A mulher alerta para o facto de as vítimas nunca mais conseguirem apagar a tragédia das suas vidas, explicando que “podem esquecê-la por um tempo, tentar perdoar, tentar viver uma vida plena, mas as cicatrizes vão permanecer nas suas almas, elas não vão desaparecer”.

“Tento sobreviver, sentir alegria, mas na realidade é uma luta incrivelmente difícil .. Tenho transtorno dissociativo de identidade, transtorno pós-traumático complexo grave (PTSD), depressão, ansiedades, medo das pessoas, não durmo e, se consigo adormecer, tenho sempre pesadelos”, explicou.

A vítima confessa ter “medo dos padres, de estar perto deles” e diz que deixou de conseguir participar na Eucaristia, já que aquele que era o seu “espaço sagrado” lhe foi roubado com o abuso sexual.

“Tenho muita vontade de me sentir segura na igreja, de poder não ter medo, mas o meu corpo, as minhas emoções reagem de uma forma completamente diferente… Gostaria de vos pedir que protejam a Igreja, o corpo de Cristo! Aquele que está todo cheio de feridas e cicatrizes. Por favor, não permitam que essas feridas sejam ainda mais profundas e novas ocorram!”, pediu.

A sobrevivente lembrou os seminaristas de que estes são “chamados por Deus e para servir a Deus”, além de serem chamados para ser o “instrumento de Deus entre os homens”, uma “grande responsabilidade” que deve ser encarada não como “um fardo, mas como uma dádiva”.

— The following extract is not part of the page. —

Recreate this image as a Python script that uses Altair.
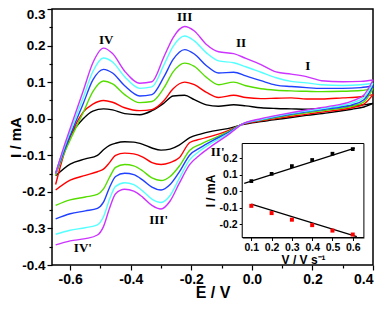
import altair as alt
import pandas as pd

# ---------------- data ----------------
series = ["black", "red", "green", "blue", "cyan", "magenta"]
colors = ["#000000", "#ff0000", "#55dd00", "#2040ff", "#55ffff", "#cc33ff"]

# anodic (upper) branch sample potentials
x_up = [-0.648, -0.62, -0.60, -0.557, -0.525, -0.49, -0.46, -0.42, -0.37, -0.33, -0.29, -0.26, -0.222,
        -0.19, -0.15, -0.11, -0.06, -0.02, 0.03, 0.08, 0.13, 0.18, 0.23, 0.30, 0.36, 0.40]
up_black = [-0.15, -0.082, -0.047, 0.0, 0.021, 0.027, 0.024, 0.014, 0.011, 0.022, 0.043, 0.062, 0.064,
            0.052, 0.038, 0.034, 0.038, 0.035, 0.03, 0.028, 0.027, 0.026, 0.028, 0.034, 0.037, 0.042]
up_red = [-0.18, -0.095, -0.05, 0.018, 0.04, 0.05, 0.045, 0.03, 0.022, 0.025, 0.05, 0.082, 0.1,
          0.093, 0.072, 0.058, 0.064, 0.058, 0.055, 0.056, 0.057, 0.054, 0.054, 0.057, 0.06, 0.066]
up_green = [-0.155, -0.095, -0.058, 0.017, 0.074, 0.103, 0.095, 0.066, 0.044, 0.047, 0.085, 0.128, 0.152,
            0.143, 0.113, 0.093, 0.1, 0.09, 0.082, 0.078, 0.076, 0.075, 0.074, 0.075, 0.077, 0.083]
up_blue = [-0.15, -0.088, -0.045, 0.041, 0.106, 0.135, 0.125, 0.09, 0.062, 0.066, 0.115, 0.162, 0.189,
           0.177, 0.145, 0.125, 0.127, 0.117, 0.104, 0.092, 0.088, 0.085, 0.083, 0.083, 0.085, 0.09]
up_cyan = [-0.15, -0.08, -0.036, 0.058, 0.129, 0.166, 0.155, 0.115, 0.083, 0.087, 0.148, 0.198, 0.226,
           0.213, 0.18, 0.158, 0.153, 0.142, 0.127, 0.112, 0.102, 0.098, 0.093, 0.091, 0.093, 0.097]
up_magenta = [-0.15, -0.075, -0.027, 0.076, 0.153, 0.193, 0.178, 0.13, 0.097, 0.101, 0.17, 0.222, 0.252,
              0.24, 0.203, 0.183, 0.178, 0.165, 0.148, 0.128, 0.122, 0.115, 0.104, 0.101, 0.102, 0.106]

# cathodic (lower) branch sample potentials
x_lo = [0.40, 0.37, 0.33, 0.25, 0.18, 0.10, 0.03, -0.03, -0.08, -0.13, -0.17, -0.205, -0.24, -0.27,
        -0.30, -0.33, -0.36, -0.39, -0.42, -0.45, -0.47, -0.49, -0.51, -0.55, -0.60, -0.648]
lo_black = [0.042, 0.032, 0.026, 0.016, 0.009, 0.0, -0.008, -0.016, -0.027, -0.034, -0.042, -0.052, -0.072,
            -0.083, -0.086, -0.08, -0.07, -0.064, -0.063, -0.067, -0.073, -0.085, -0.1, -0.11, -0.124, -0.156]
lo_red = [0.066, 0.04, 0.03, 0.02, 0.012, 0.003, -0.006, -0.015, -0.033, -0.047, -0.056, -0.065, -0.107,
          -0.12, -0.125, -0.12, -0.105, -0.096, -0.094, -0.1, -0.12, -0.138, -0.145, -0.155, -0.168, -0.195]
lo_green = [0.083, 0.046, 0.034, 0.024, 0.016, 0.006, -0.004, -0.014, -0.036, -0.055, -0.07, -0.086, -0.13,
            -0.158, -0.169, -0.162, -0.143, -0.129, -0.125, -0.133, -0.16, -0.192, -0.207, -0.214, -0.222, -0.237]
lo_blue = [0.09, 0.052, 0.038, 0.027, 0.019, 0.008, -0.003, -0.014, -0.039, -0.06, -0.079, -0.099, -0.146,
           -0.18, -0.195, -0.187, -0.168, -0.153, -0.149, -0.158, -0.188, -0.228, -0.245, -0.252, -0.26, -0.274]
lo_cyan = [0.097, 0.058, 0.043, 0.03, 0.021, 0.01, -0.002, -0.014, -0.042, -0.065, -0.087, -0.112, -0.164,
           -0.21, -0.229, -0.22, -0.198, -0.18, -0.175, -0.185, -0.22, -0.268, -0.29, -0.298, -0.305, -0.316]
lo_magenta = [0.106, 0.065, 0.048, 0.033, 0.024, 0.012, 0.0, -0.014, -0.045, -0.073, -0.098, -0.125, -0.177,
              -0.225, -0.247, -0.237, -0.215, -0.198, -0.193, -0.205, -0.245, -0.295, -0.318, -0.328, -0.334, -0.345]

ups = [up_black, up_red, up_green, up_blue, up_cyan, up_magenta]
los = [lo_black, lo_red, lo_green, lo_blue, lo_cyan, lo_magenta]

peak_labels = ["IV", "III", "II", "I", "II'", "III'", "IV'"]
peak_x = [-0.481, -0.222, -0.036, 0.185, -0.113, -0.308, -0.558]
peak_y = [0.216, 0.279, 0.206, 0.143, -0.091, -0.276, -0.354]

x_domain = [-0.66, 0.4]
y_domain = [-0.4, 0.3]
x_tick_values = [-0.6, -0.5, -0.4, -0.3, -0.2, -0.1, 0.0, 0.1, 0.2, 0.3, 0.4]
y_tick_values = [-0.4, -0.35, -0.3, -0.25, -0.2, -0.15, -0.1, -0.05, 0.0, 0.05, 0.1, 0.15, 0.2, 0.25, 0.3]

# inset: peak current vs scan rate
scan_rate = [0.1, 0.2, 0.3, 0.4, 0.5, 0.6]
ip_anodic = [0.062, 0.106, 0.153, 0.19, 0.228, 0.256]
ip_cathodic = [-0.088, -0.132, -0.172, -0.205, -0.238, -0.262]
fit_a_x = [0.065, 0.61]
fit_a_y = [0.048, 0.262]
fit_c_x = [0.1, 0.62]
fit_c_y = [-0.078, -0.275]
inset_x_domain = [0.055, 0.655]
inset_y_domain = [-0.28, 0.29]
inset_x_ticks = [0.1, 0.2, 0.3, 0.4, 0.5, 0.6]
inset_y_ticks = [-0.2, -0.1, 0.0, 0.1, 0.2]

# ---------------- layout ----------------
W, H = 321, 256
PAD = {"left": 44, "top": 1, "right": 11, "bottom": 36}
inset_x_range = [190.2, 311.9]
inset_y_range = [228.5, 134.5]

rows = []
for name, up, lo in zip(series, ups, los):
    for xv, yv in zip(x_up, up):
        rows.append({"s": name, "b": name + "_up", "x": xv, "y": yv})
    for xv, yv in zip(x_lo, lo):
        rows.append({"s": name, "b": name + "_lo", "x": xv, "y": yv})
df = pd.DataFrame(rows)

FONT = "Liberation Sans"
minus_expr = "(datum.value < -0.0001 ? '-' : '') + format(abs(datum.value), '.1f')"

xs = alt.Scale(domain=x_domain, nice=False, zero=False)
ys = alt.Scale(domain=y_domain, nice=False, zero=False)

x_axis = alt.Axis(
    values=x_tick_values, title="E / V", grid=False, domain=False,
    labelExpr="round(datum.value*10) % 2 === 0 ? " + minus_expr + " : ''",
    tickSize={"condition": {"test": "round(datum.value*10) % 2 === 0", "value": 5}, "value": 3},
    labelFont=FONT, labelFontWeight="bold", labelFontSize=14, labelPadding=2,
    titleFont=FONT, titleFontWeight="bold", titleFontSize=16, titleY=19,
    tickColor="black", tickWidth=1.2, labelColor="black", titleColor="black",
)
y_axis = alt.Axis(
    values=y_tick_values, title="I / mA", grid=False, domain=False,
    labelExpr="round(datum.value*20) % 2 === 0 ? " + minus_expr + " : ''",
    tickSize={"condition": {"test": "round(datum.value*20) % 2 === 0", "value": 5}, "value": 3},
    labelOffset={"condition": {"test": "datum.value > 0.29", "value": 5}, "value": 0},
    labelFont=FONT, labelFontWeight="bold", labelFontSize=13.5, labelPadding=2,
    titleFont=FONT, titleFontWeight="bold", titleFontSize=15, titleX=-29, titleY=H / 2,
    tickColor="black", tickWidth=1.2, labelColor="black", titleColor="black",
)

curves = alt.Chart(df).mark_line(strokeWidth=1.4, interpolate="monotone").encode(
    x=alt.X("x:Q", scale=xs, axis=x_axis),
    y=alt.Y("y:Q", scale=ys, axis=y_axis),
    color=alt.Color("s:N", scale=alt.Scale(domain=series, range=colors), legend=None),
    detail="b:N",
)

lab_df = pd.DataFrame({"t": peak_labels, "x": peak_x, "y": peak_y})
labels = alt.Chart(lab_df).mark_text(
    font="Liberation Serif", fontWeight="bold", fontSize=13, color="black"
).encode(
    x=alt.X("x:Q", scale=xs, axis=x_axis),
    y=alt.Y("y:Q", scale=ys, axis=y_axis),
    text="t:N",
)

main = alt.layer(curves, labels)

# ---------------- inset ----------------
ixs = alt.Scale(domain=inset_x_domain, range=inset_x_range, nice=False, zero=False)
iys = alt.Scale(domain=inset_y_domain, range=inset_y_range, nice=False, zero=False)

ix_axis = alt.Axis(
    orient="bottom", offset=-(H - inset_y_range[0]), values=inset_x_ticks, format=".1f",
    title="V / V s\u207b\u00b9", grid=False, domain=True, domainColor="black", domainWidth=1,
    tickSize=3, tickColor="black", labelFont=FONT, labelFontWeight="bold", labelFontSize=10.5,
    labelPadding=2, labelColor="black", titleFont=FONT, titleFontWeight="bold", titleFontSize=12,
    titlePadding=1, titleColor="black",
)
iy_axis = alt.Axis(
    orient="left", offset=-inset_x_range[0], values=inset_y_ticks, labelExpr=minus_expr,
    title="I / mA", grid=False, domain=True, domainColor="black", domainWidth=1,
    tickSize=3, tickColor="black", labelFont=FONT, labelFontWeight="bold", labelFontSize=10.5,
    labelPadding=2, labelColor="black", titleFont=FONT, titleFontWeight="bold", titleFontSize=12,
    titlePadding=2, titleColor="black",
)

frame_df = pd.DataFrame({"x": [inset_x_domain[0]], "x1": [inset_x_domain[1]],
                         "y": [inset_y_domain[0]], "y1": [inset_y_domain[1]]})
frame = alt.Chart(frame_df).mark_rect(fill="white", stroke="black", strokeWidth=1).encode(
    x=alt.X("x:Q", scale=ixs, axis=ix_axis),
    x2="x1",
    y=alt.Y("y:Q", scale=iys, axis=iy_axis),
    y2="y1",
)

pa_df = pd.DataFrame({"x": scan_rate, "y": ip_anodic})
pc_df = pd.DataFrame({"x": scan_rate, "y": ip_cathodic})
fa_df = pd.DataFrame({"x": fit_a_x, "y": fit_a_y})
fc_df = pd.DataFrame({"x": fit_c_x, "y": fit_c_y})

def enc(ch):
    return ch.encode(x=alt.X("x:Q", scale=ixs, axis=ix_axis), y=alt.Y("y:Q", scale=iys, axis=iy_axis))

line_a = enc(alt.Chart(fa_df).mark_line(color="black", strokeWidth=1.2))
line_c = enc(alt.Chart(fc_df).mark_line(color="black", strokeWidth=1.2))
pts_a = enc(alt.Chart(pa_df).mark_square(color="black", size=14, opacity=1))
pts_c = enc(alt.Chart(pc_df).mark_square(color="#ff0000", size=16, opacity=1))

inset = alt.layer(frame, line_a, line_c, pts_a, pts_c)

chart = alt.layer(main, inset).resolve_scale(x="independent", y="independent").properties(
    width=W, height=H, autosize="none", padding=PAD
).configure_view(stroke="black", strokeWidth=1.5)

chart.save("out.html", embed_options={"renderer": "svg", "actions": False})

“Por favor, não varram as coisas para debaixo do tapete, porque então elas vão começar a feder, a apodrecer, e o próprio tapete vai decompor-se... Vamos perceber que se escondermos esses factos, quando nos calamos, escondemos a sujeira e tornamo-nos um cooperador. Se queremos viver a verdade, não podemos fechar os olhos! Viver na verdade é viver de acordo com Jesus, ver as coisas com seus olhos. E ele não fechou os olhos ao pecado diante do pecado e do pecador, mas viveu a verdade com amor... Com a amável verdade ele indicou o pecado e o pecador”, explicou.

A vítima termina a missiva lembrando aos seminaristas que as pessoas não os verão somente como pessoas, mas como Cristo, em quem confiam “sem limites”.

“Por favor, sejam bons padres!”, implora.